» **DATA SEGMENT**
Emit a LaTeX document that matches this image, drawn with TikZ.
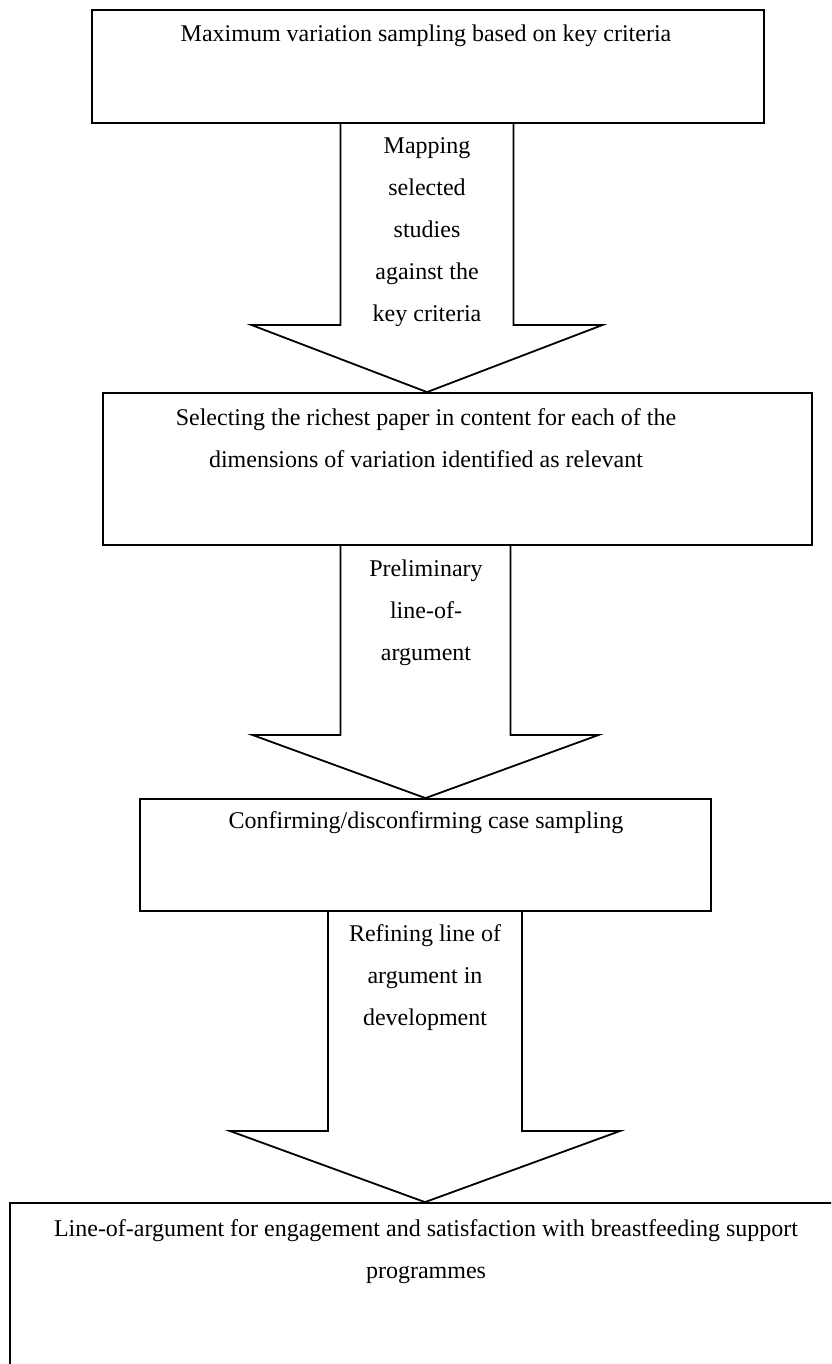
\documentclass[tikz,border=0pt]{standalone}
\usepackage{fontspec}
\setmainfont{Liberation Serif}
\usetikzlibrary{calc}
\tikzset{
  box/.style={draw, line width=0.9pt, rectangle, inner sep=0pt},
  lbl/.style={font=\fontsize{12}{21}\selectfont, align=center, anchor=north, inner sep=0pt},
  arrowshape/.style={draw, line width=0.9pt, line join=miter},
}
% #1 top node, #2 bottom node, #3 centre x, #4 head y, #5 shaft half width, #6 head half width
\newcommand\myblockarrow[6]{%
  \coordinate (ac) at (#3,#4);
  \draw[arrowshape] ($(ac |- #1.south)+(-#5,0)$) -- ($(ac)+(-#5,0)$) -- ($(ac)+(-#6,0)$)
    -- (ac |- #2.north) -- ($(ac)+(#6,0)$) -- ($(ac)+(#5,0)$) -- ($(ac |- #1.south)+(#5,0)$);
}
\begin{document}
\begin{tikzpicture}[x=0.5pt,y=-0.5pt]
\useasboundingbox (0,0) rectangle (831,1364);
\clip (0,0) rectangle (831,1364);
% boxes
\node[box, minimum width=336pt, minimum height=56.5pt] (b1) at (428,66.5) {};
\node[box, minimum width=354.5pt, minimum height=76pt] (b2) at (457.5,469) {};
\node[box, minimum width=285.5pt, minimum height=56pt] (b3) at (425.5,855) {};
\node[box, minimum width=420pt, minimum height=98.5pt] (b4) at (430,1301.5) {};
% texts in boxes
\node[lbl] (t1) at (426,24) {Maximum variation sampling based on key criteria};
\node[lbl] (t2) at (426,408) {Selecting the richest paper in content for each of the\\dimensions of variation identified as relevant};
\node[lbl] (t3) at (426,811) {Confirming/disconfirming case sampling};
\node[lbl] (t4) at (426,1219) {Line-of-argument for engagement and satisfaction with breastfeeding support\\programmes};
% block arrows
\myblockarrow{b1}{b2}{427}{325}{86.5}{175.5}
\myblockarrow{b2}{b3}{425.5}{735}{85}{173}
\myblockarrow{b3}{b4}{425}{1131}{97}{195}
% texts in arrows
\node[lbl] (a1) at (427,137) {Mapping\\selected\\studies\\against the\\key criteria};
\node[lbl] (a2) at (426,559) {Preliminary\\line-of-\\argument};
\node[lbl] (a3) at (425,924) {Refining line of\\argument in\\development};
\end{tikzpicture}
\end{document}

» **TASK INSTRUCTIONS**
Pictures are excluded; output everything else in the data verbatim.

» **WRITTEN ANSWER**
Emit a LaTeX document that matches this image, drawn with TikZ.
\documentclass[tikz,border=0pt]{standalone}
\usepackage{fontspec}
\setmainfont{Liberation Serif}
\usetikzlibrary{calc}
\tikzset{
  box/.style={draw, line width=0.9pt, rectangle, inner sep=0pt},
  lbl/.style={font=\fontsize{12}{21}\selectfont, align=center, anchor=north, inner sep=0pt},
  arrowshape/.style={draw, line width=0.9pt, line join=miter},
}
% #1 top node, #2 bottom node, #3 centre x, #4 head y, #5 shaft half width, #6 head half width
\newcommand\myblockarrow[6]{%
  \coordinate (ac) at (#3,#4);
  \draw[arrowshape] ($(ac |- #1.south)+(-#5,0)$) -- ($(ac)+(-#5,0)$) -- ($(ac)+(-#6,0)$)
    -- (ac |- #2.north) -- ($(ac)+(#6,0)$) -- ($(ac)+(#5,0)$) -- ($(ac |- #1.south)+(#5,0)$);
}
\begin{document}
\begin{tikzpicture}[x=0.5pt,y=-0.5pt]
\useasboundingbox (0,0) rectangle (831,1364);
\clip (0,0) rectangle (831,1364);
% boxes
\node[box, minimum width=336pt, minimum height=56.5pt] (b1) at (428,66.5) {};
\node[box, minimum width=354.5pt, minimum height=76pt] (b2) at (457.5,469) {};
\node[box, minimum width=285.5pt, minimum height=56pt] (b3) at (425.5,855) {};
\node[box, minimum width=420pt, minimum height=98.5pt] (b4) at (430,1301.5) {};
% texts in boxes
\node[lbl] (t1) at (426,24) {Maximum variation sampling based on key criteria};
\node[lbl] (t2) at (426,408) {Selecting the richest paper in content for each of the\\dimensions of variation identified as relevant};
\node[lbl] (t3) at (426,811) {Confirming/disconfirming case sampling};
\node[lbl] (t4) at (426,1219) {Line-of-argument for engagement and satisfaction with breastfeeding support\\programmes};
% block arrows
\myblockarrow{b1}{b2}{427}{325}{86.5}{175.5}
\myblockarrow{b2}{b3}{425.5}{735}{85}{173}
\myblockarrow{b3}{b4}{425}{1131}{97}{195}
% texts in arrows
\node[lbl] (a1) at (427,137) {Mapping\\selected\\studies\\against the\\key criteria};
\node[lbl] (a2) at (426,559) {Preliminary\\line-of-\\argument};
\node[lbl] (a3) at (425,924) {Refining line of\\argument in\\development};
\end{tikzpicture}
\end{document}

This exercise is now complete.